_EXERCISE AIM_:
Starting at the first line of the listing below, retype each line up to and including the one that contains "return 1 - y / H". Leave pictures out.

--------------------

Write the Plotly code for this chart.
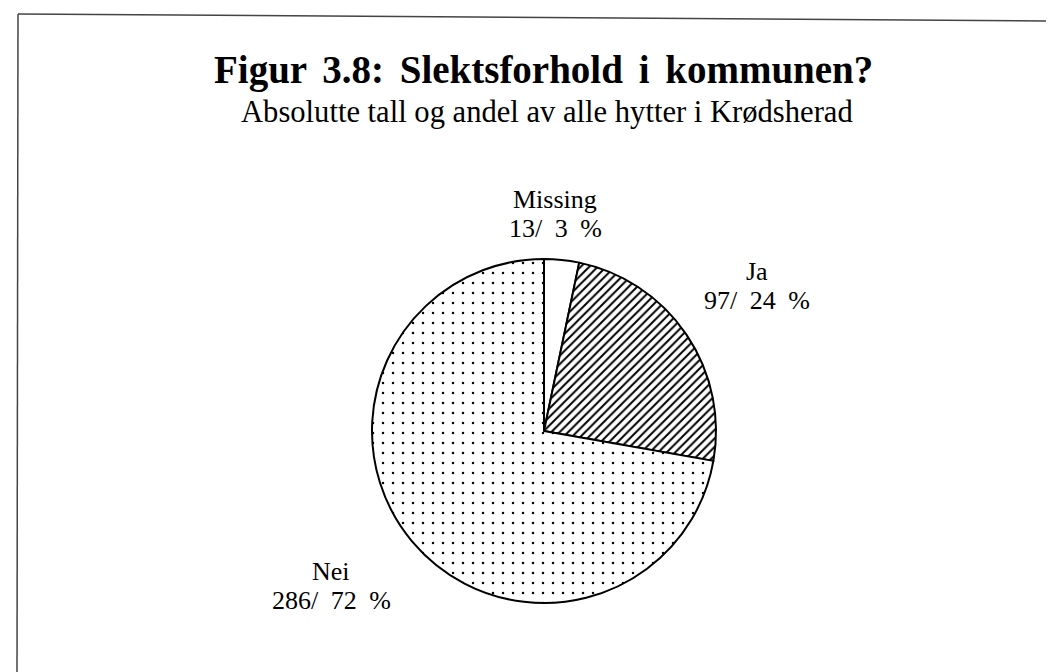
import plotly.graph_objects as go

categories = ["Missing", "Ja", "Nei"]
counts = [13, 97, 286]
percents = [3, 24, 72]

title_text = "Figur 3.8: Slektsforhold i kommunen?"
subtitle_text = "Absolutte tall og andel av alle hytter i Krødsherad"

W, H = 1054, 672
FONT = "Liberation Serif, Times New Roman, serif"

def px(x):
    return x / W

def py(y):
    return 1 - y / H

# pie geometry (pixels)
cx, cy, r = 536, 423, 172

fig = go.Figure()
fig.add_trace(go.Pie(
    labels=categories,
    values=counts,
    sort=False,
    direction="clockwise",
    rotation=0,
    textinfo="none",
    hoverinfo="label+value+percent",
    showlegend=False,
    domain=dict(x=[px(cx - r), px(cx + r)], y=[py(cy + r), py(cy - r)]),
    marker=dict(
        colors=["white", "white", "white"],
        line=dict(color="black", width=2),
        pattern=dict(
            shape=["", "/", "."],
            fgcolor="black",
            bgcolor="white",
            size=[8, 6, 10],
            solidity=[0.3, 0.33, 0.05],
        ),
    ),
))

# label positions (pixel centre x, baseline of second line)
label_pos = [(547, 229), (749, 301), (323, 601)]
fs = 26
for name, n, p, (lx, ly) in zip(categories, counts, percents, label_pos):
    fig.add_annotation(x=px(lx), y=py(ly - 29 - 0.34 * fs), xref="paper", yref="paper",
                       text=name, showarrow=False, xanchor="center", yanchor="middle",
                       font=dict(family=FONT, size=fs, color="black"))
    fig.add_annotation(x=px(lx), y=py(ly - 0.34 * fs), xref="paper", yref="paper",
                       text=f"<span style='word-spacing:6px'>{n}/ {p} %</span>",
                       showarrow=False, xanchor="center", yanchor="middle",
                       font=dict(family=FONT, size=fs, color="black"))

fig.add_annotation(x=px(535), y=py(75 - 0.34 * 39), xref="paper", yref="paper",
                   text=f"<span style='word-spacing:6px'><b>{title_text}</b></span>",
                   showarrow=False, xanchor="center", yanchor="middle",
                   font=dict(family=FONT, size=39, color="black"))
fig.add_annotation(x=px(539), y=py(114 - 0.34 * 30.6), xref="paper", yref="paper",
                   text=subtitle_text, showarrow=False, xanchor="center", yanchor="middle",
                   font=dict(family=FONT, size=30.6, color="black"))

# frame (left and top edges of the scanned box)
fig.add_shape(type="line", xref="paper", yref="paper", x0=px(10), y0=py(6), x1=1, y1=py(13),
              line=dict(color="#444", width=1.5))
fig.add_shape(type="line", xref="paper", yref="paper", x0=px(10), y0=py(6), x1=px(9), y1=0,
              line=dict(color="#444", width=1.5))

fig.update_layout(
    width=W, height=H,
    margin=dict(l=0, r=0, t=0, b=0),
    paper_bgcolor="white",
    plot_bgcolor="white",
)

fig.write_html("out.html")
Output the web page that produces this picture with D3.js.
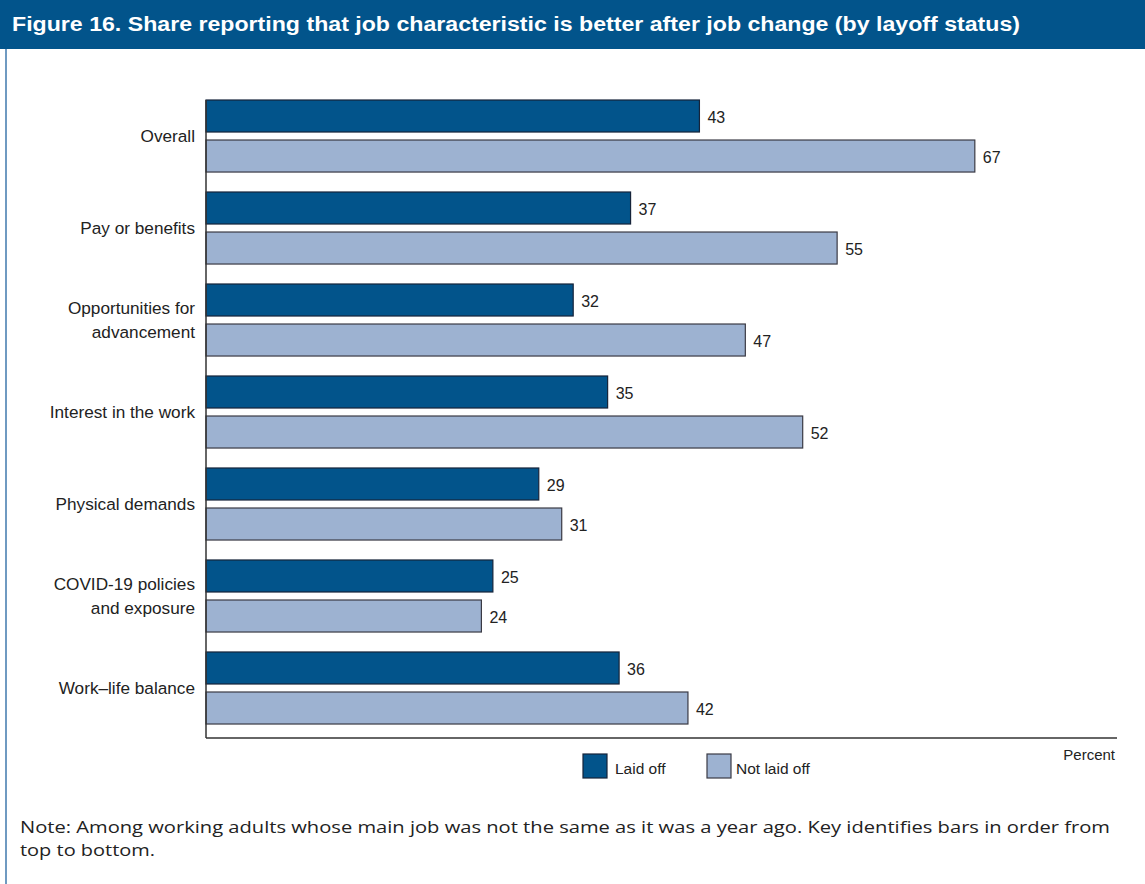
<!DOCTYPE html>
<html>
<head>
<meta charset="utf-8">
<script src="https://cdn.jsdelivr.net/npm/d3@7"></script>
<style>
  html, body { margin: 0; padding: 0; background: #fff; }
  svg { display: block; }
</style>
</head>
<body>
<svg id="chart" width="1145" height="884"></svg>
<script>
// ---- Data ----
const categories = ["Overall", "Pay or benefits", "Opportunities for advancement", "Interest in the work", "Physical demands", "COVID-19 policies and exposure", "Work–life balance"];
const categoryLines = [["Overall"], ["Pay or benefits"], ["Opportunities for", "advancement"], ["Interest in the work"], ["Physical demands"], ["COVID-19 policies", "and exposure"], ["Work–life balance"]];
const seriesNames = ["Laid off", "Not laid off"];
const laidOff = [43, 37, 32, 35, 29, 25, 36];
const notLaidOff = [67, 55, 47, 52, 31, 24, 42];
const titleText = "Figure 16. Share reporting that job characteristic is better after job change (by layoff status)";
const noteLines = ["Note: Among working adults whose main job was not the same as it was a year ago. Key identifies bars in order from", "top to bottom."];
const axisLabel = "Percent";

// ---- Styles ----
const darkBlue = "#02548b";
const lightBlue = "#9db2d1";
const textColor = "#222";
const font = "'Liberation Sans', Arial, sans-serif";
const noteFont = "'Open Sans', 'DejaVu Sans', sans-serif";

const svg = d3.select("#chart");

// Header band
svg.append("rect").attr("x", 0).attr("y", 0).attr("width", 1145).attr("height", 49).attr("fill", "#02548b");
svg.append("text")
  .attr("x", 12).attr("y", 31)
  .attr("fill", "#fff").attr("font-family", font).attr("font-weight", "bold").attr("font-size", 19.5)
  .attr("textLength", 1008).attr("lengthAdjust", "spacingAndGlyphs")
  .text(titleText);

// Frame left border
svg.append("line").attr("x1", 6).attr("x2", 6).attr("y1", 49).attr("y2", 884)
  .attr("stroke", "#3f79ad").attr("stroke-width", 1.5);

// ---- Scales ----
const x = d3.scaleLinear().domain([0, 80]).range([206, 1124]);
const y = d3.scaleBand().domain(categories).range([100, 738]).paddingInner(0.217).paddingOuter(0.076).align(0);
const ySub = d3.scaleBand().domain(seriesNames).range([0, y.bandwidth()]).paddingInner(0.2);

const rows = categories.map((c, i) => ({ cat: c, lines: categoryLines[i], vals: [laidOff[i], notLaidOff[i]] }));

const g = svg.append("g");
const groups = g.selectAll("g.grp").data(rows).join("g").attr("class", "grp")
  .attr("transform", d => `translate(0,${y(d.cat)})`);

groups.selectAll("rect").data(d => d.vals.map((v, k) => ({ v, s: seriesNames[k], k })))
  .join("rect")
  .attr("x", x(0))
  .attr("y", d => ySub(d.s))
  .attr("width", d => x(d.v) - x(0))
  .attr("height", ySub.bandwidth())
  .attr("fill", d => d.k === 0 ? darkBlue : lightBlue)
  .attr("stroke", d => d.k === 0 ? "#16243a" : "#3a3a44")
  .attr("stroke-width", 1.2);

groups.selectAll("text.val").data(d => d.vals.map((v, k) => ({ v, s: seriesNames[k] })))
  .join("text").attr("class", "val")
  .attr("x", d => x(d.v) + 8)
  .attr("y", d => ySub(d.s) + ySub.bandwidth() / 2 + 1)
  .attr("dy", "0.36em")
  .attr("font-family", font).attr("font-size", 16).attr("fill", textColor)
  .text(d => d.v);

// Category labels
groups.each(function(d) {
  const n = d.lines.length;
  const t = d3.select(this).append("text")
    .attr("text-anchor", "end")
    .attr("font-family", font).attr("font-size", 17.2).attr("fill", textColor);
  d.lines.forEach((ln, i) => {
    t.append("tspan").attr("x", 195)
      .attr("y", y.bandwidth() / 2 + (i - (n - 1) / 2) * 24)
      .attr("dy", "0.36em")
      .text(ln);
  });
});

// Axes lines
const yAxis = d3.axisLeft(y).tickSize(0).tickFormat("");
svg.append("g").attr("transform", `translate(${x(0)},0)`).call(yAxis)
  .call(s => s.select(".domain").attr("stroke", "#333").attr("stroke-width", 1.5).attr("d", "M0,100V738"));
const xAxis = d3.axisBottom(x).tickValues([]).tickSize(0);
svg.append("g").attr("transform", "translate(0,738)").call(xAxis)
  .call(s => s.select(".domain").attr("stroke", "#333").attr("stroke-width", 1.5).attr("d", `M${x(0)},0H1117`));

svg.append("text").attr("x", 1115).attr("y", 760).attr("text-anchor", "end")
  .attr("font-family", font).attr("font-size", 15).attr("fill", textColor).text(axisLabel);

// Legend
const legendX = [583, 707];
const leg = svg.append("g").selectAll("g").data(seriesNames).join("g")
  .attr("transform", (d, i) => `translate(${legendX[i]},754)`);
leg.append("rect").attr("width", 24).attr("height", 24)
  .attr("fill", (d, i) => i === 0 ? darkBlue : lightBlue)
  .attr("stroke", (d, i) => i === 0 ? "#16243a" : "#3a3a44").attr("stroke-width", 1.2);
leg.append("text").attr("x", (d, i) => i === 0 ? 32 : 29).attr("y", 20)
  .attr("font-family", font).attr("font-size", 15.5).attr("fill", textColor).text(d => d);

// Note
const noteWidths = [1090, 135];
noteLines.forEach((ln, i) => {
  svg.append("text").attr("x", 20).attr("y", 833 + i * 23)
    .attr("font-family", noteFont).attr("font-size", 16.5).attr("fill", textColor)
    .attr("textLength", noteWidths[i]).attr("lengthAdjust", "spacingAndGlyphs")
    .text(ln);
});
</script>
</body>
</html>
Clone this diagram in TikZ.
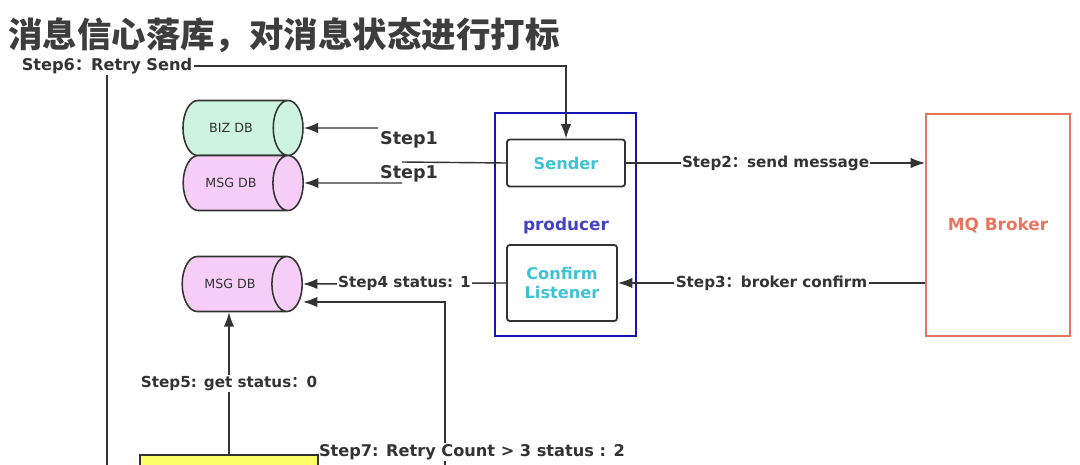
\documentclass[tikz,border=0pt]{standalone}
\usepackage{fontspec}
\setmainfont{DejaVu Sans}
\newfontfamily\cjk{Noto Sans CJK SC}
\usetikzlibrary{arrows.meta,shapes.geometric,calc}
\definecolor{linegray}{HTML}{333333}
\definecolor{titlegray}{HTML}{3D3D3D}
\definecolor{bizgreen}{HTML}{CDF3E1}
\definecolor{msgpink}{HTML}{F7CEF7}
\definecolor{unitcyan}{HTML}{3FC2D4}
\definecolor{prodblue}{HTML}{1414B0}
\definecolor{prodtext}{HTML}{4343C4}
\definecolor{brokerred}{HTML}{E8765E}
\definecolor{jobyellow}{HTML}{FFFF66}
\newcommand\fcolon{{\cjk ：}}
\tikzset{
	lbl/.style={fill=white, inner sep=1pt, text=linegray,
			font=\bfseries\fontsize{10.8}{12.5}\selectfont},
	db/.style={cylinder, draw=linegray, line width=1.1pt, aspect=1.6,
			minimum height=3cm, minimum width=1.375cm, text=linegray,
			font=\fontsize{9}{10}\selectfont},
	unit/.style={draw=linegray, rounded corners=2pt, line width=1.3pt,
			text=unitcyan, align=center,
			font=\bfseries\fontsize{11.5}{13}\selectfont}
}

\begin{document}
\begin{tikzpicture}[x=0.025cm, y=-0.025cm, >={Latex[length=3.6mm,width=2.6mm]},
		flow/.style={draw=linegray, line width=1pt}]
		\useasboundingbox (0,0) rectangle (1080,465);
		\clip (0,0) rectangle (1080,465);

		% Title
		\node[anchor=west, inner sep=0, text=titlegray, font=\cjk\bfseries\fontsize{24.5}{28}\selectfont] (title) at (8,35) {消息信心落库，对消息状态进行打标};

		% Databases
		\node[db, fill=bizgreen] (bizdb) at (231,128) {BIZ DB};
		\node[db, fill=msgpink] (msgdb) at (231,183) {MSG DB};
		\node[db, fill=msgpink] (msgdbb) at (230,284) {MSG DB};

		% Producer with sender and confirm listener
		\node[draw=prodblue, line width=1.4pt, minimum width=3.525cm, minimum height=5.575cm] (producer) at (565.5,224.5) {};
		\node[unit, minimum width=2.95cm, minimum height=1.175cm] (sender) at (566,163) {Sender};
		\node[text=prodtext, font=\bfseries\fontsize{12}{14}\selectfont] (prodlabel) at (566,226) {producer};
		\node[unit, minimum width=2.75cm, minimum height=1.9cm] (listener) at (562,283) {Confirm\\Listener};

		% Broker
		\node[draw=brokerred, line width=1.2pt, minimum width=3.6cm, minimum height=5.55cm, text=brokerred, font=\bfseries\fontsize{12}{14}\selectfont] (broker) at (998,225) {MQ Broker};

		% Retry job (cut at the bottom)
		\node[draw=linegray, fill=jobyellow, line width=1pt, minimum width=4.45cm, minimum height=1cm] (job) at (229,475) {};

		% Free ends
		\coordinate (sonetop) at (378,128);
		\coordinate (soneleft) at (402,162);
		\coordinate (sonelow) at (402,183);
		\coordinate (ssixbot) at (107,470);
		\coordinate (ssixturn) at (107,66);
		\coordinate (ssevbot) at (445,470);

		% Step1
		\draw[flow, ->] (sonetop) -- (bizdb.east);
		\draw[flow] (sender.west) -- (soneleft);
		\draw[flow, ->] (sonelow) -- (msgdb.east);
		\node[lbl, fill=none, font=\bfseries\fontsize{12.5}{14}\selectfont] (sonea) at (409,140) {Step1};
		\node[lbl, fill=none, font=\bfseries\fontsize{12.5}{14}\selectfont] (soneb) at (409,174) {Step1};

		% Step2 and Step3
		\draw[flow, ->] (sender.east) -- (sender.east -| broker.west) node[lbl, midway] {Step2\fcolon send message};
		\draw[flow, ->] (listener.east -| broker.west) -- (listener.east) node[lbl, midway] {Step3\fcolon broker confirm};

		% Step4 and Step5
		\draw[flow, ->] (listener.west) -- (msgdbb.east) node[lbl, midway] {Step4 status: 1};
		\draw[flow, ->] (job.north) -- (job.north |- msgdbb.south) node[lbl, midway] {Step5: get status\fcolon 0};

		% Step6
		\draw[flow, ->] (ssixbot) -- (ssixturn) -| (sender.north);
		\node[lbl, font=\bfseries\fontsize{11.5}{13}\selectfont] (ssix) at (ssixturn) {Step6\fcolon Retry Send};

		% Step7
		\draw[flow, ->] (ssevbot) |- ([yshift=-0.45cm]msgdbb.east);
		\node[lbl, anchor=west, inner xsep=0pt, font=\bfseries\fontsize{11.5}{13}\selectfont] (sseven) at ([yshift=1.5pt]job.north east) {Step7: Retry Count > 3 status : 2};
	\end{tikzpicture}
\end{document}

--------------------

_THE OUTPUT_:
Write the Plotly code for this chart.
import plotly.graph_objects as go

categories = ["Missing", "Ja", "Nei"]
counts = [13, 97, 286]
percents = [3, 24, 72]

title_text = "Figur 3.8: Slektsforhold i kommunen?"
subtitle_text = "Absolutte tall og andel av alle hytter i Krødsherad"

W, H = 1054, 672
FONT = "Liberation Serif, Times New Roman, serif"

def px(x):
    return x / W

def py(y):
    return 1 - y / H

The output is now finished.